Müller rief Bundesernährungsministerin Julia Klöckner (CDU) auf, sich in der deutschen EU-Ratspräsidentschaft im zweiten Halbjahr 2020 für eine europaweit verbindliche Kennzeichnung stark zu machen. Nur dann könnten sich Verbraucher wirklich umfassend informieren und es wäre ein wirkungsvoller Beitrag, dass sich Produkt-Rezepturen verändern. «Wir wollen niemandem seine Tiefkühlpizza madig machen. Aber eine Tiefkühlpizza kann mehr oder weniger Fett und Salz beinhalten.»

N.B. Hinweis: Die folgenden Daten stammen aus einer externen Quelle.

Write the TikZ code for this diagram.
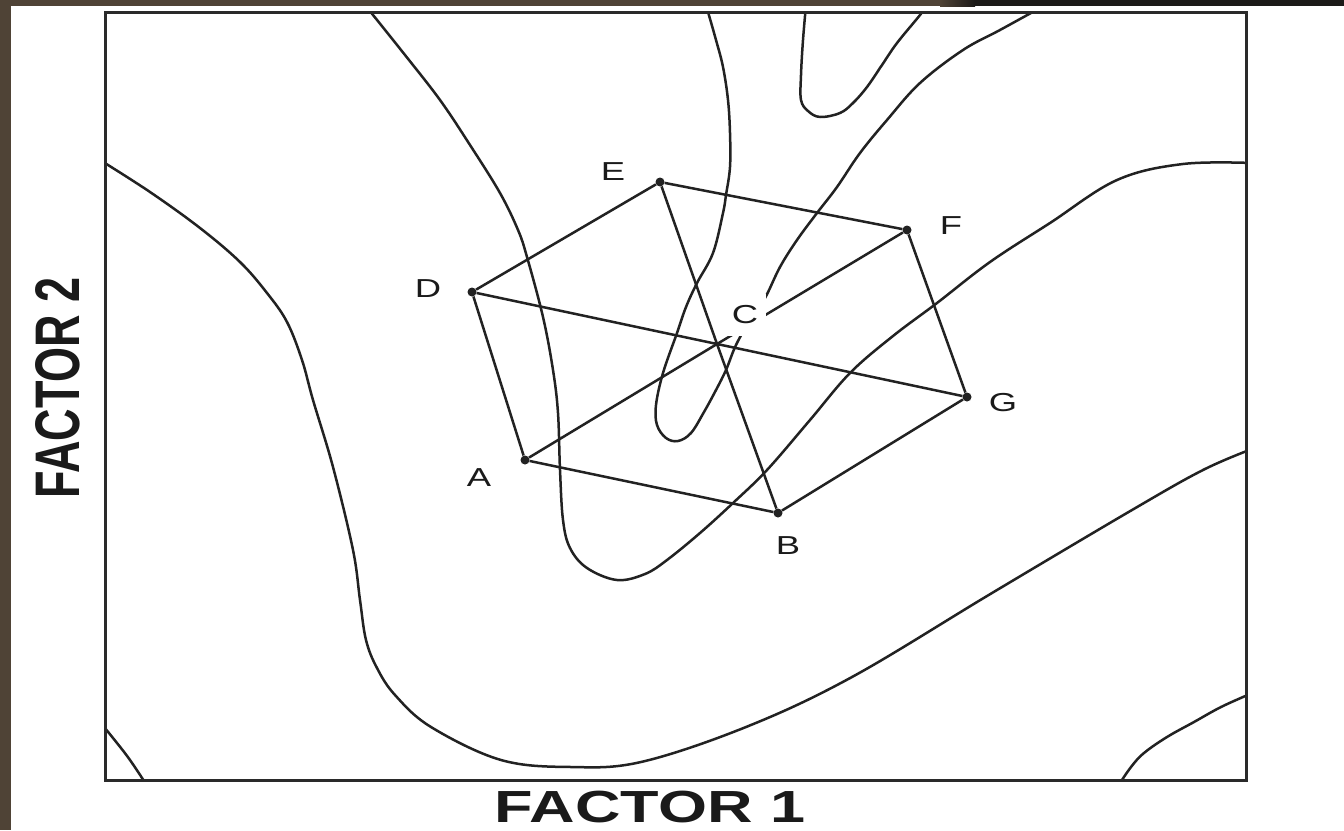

Klöckner hatte sich nach langem Streit über eine klarere Kennzeichnung auf Nutri-Score festgelegt - und eine Verordnung auf den Weg gebracht, die den Rechtsrahmen für eine freiwillige Nutzung in Deutschland schaffen soll. Voraussichtlich noch im Januar soll sie zur Genehmigung nach Brüssel geschickt werden. In Kraft treten könnte sie dann frühestens im zweiten Halbjahr 2020, wie es vom Ministerium heißt. Klöckner spricht auch schon auf EU-Ebene über das Thema.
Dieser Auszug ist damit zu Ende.